Iceberg twice the size of Toronto breaks off of Antarctic ice shelf
The new iceberg is 1,270 km² in area, and calved on the morning of February 26th.
A massive iceberg has broken off of Antarctica’s Brunt Ice Shelf, weeks after a new chasm opened up in the ice.
The new iceberg finally separated from the rest of the ice shelf on February 26th, according to the British Antarctic Survey (BAS), which says it is 1,270 km² in area – about twice the size of the City of Toronto.
The calving comes more than a decade after glaciologists based at the BAS’ nearby Halley Research Station began detecting several growing cracks in the 150-metre-thick ice shelf. The BAS says this latest calving became imminent when a new crack, known as the North Rift, appeared in November 2020.
By January, the rift was spreading as much as kilometre a day, and widened by “several hundred metres” in just a few hours on the morning of the 26th, completing the calving.
An aerial shot of the North Rift crack in the Brunt Ice Shelf. Credit: British Antarctic Survey/Andy Van Kints.
The Halley Research Station is automated and unstaffed during the winter months, and is not threatened by the latest calving. In 2016, the growth of nearby cracks prompted a decision to move the station 32 kilometres closer to land to avoid them.
“Our job now is to keep a close eye on the situation and assess any potential impact of the present calving on the remaining ice shelf,” Simon Garrod, the BAS’ director of operations, said in a statement. “We continuously review our contingency plans to ensure the safety of our staff, protect our research station, and maintain the delivery of the science we undertake at Halley.”
This latest calving is not related to the massive iceberg that broke off the Larsen C ice shelf in 2017.
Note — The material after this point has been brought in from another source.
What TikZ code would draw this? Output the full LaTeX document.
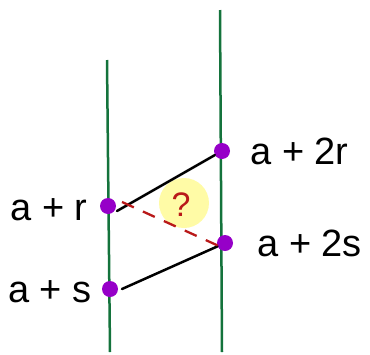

That iceberg, formally named A-68, was about the size of Prince Edward Island, before breaking into two pieces. The larger, dubbed A68a, stayed mostly intact for more than two years before slowly beginning to disintegrate into smaller pieces over the course of a year. Though initially it was feared that it would ground itself on the ocean shelf off the island of South Georgia, devastating local wildlife, it deflected off the shelf in December and was carried south by the current.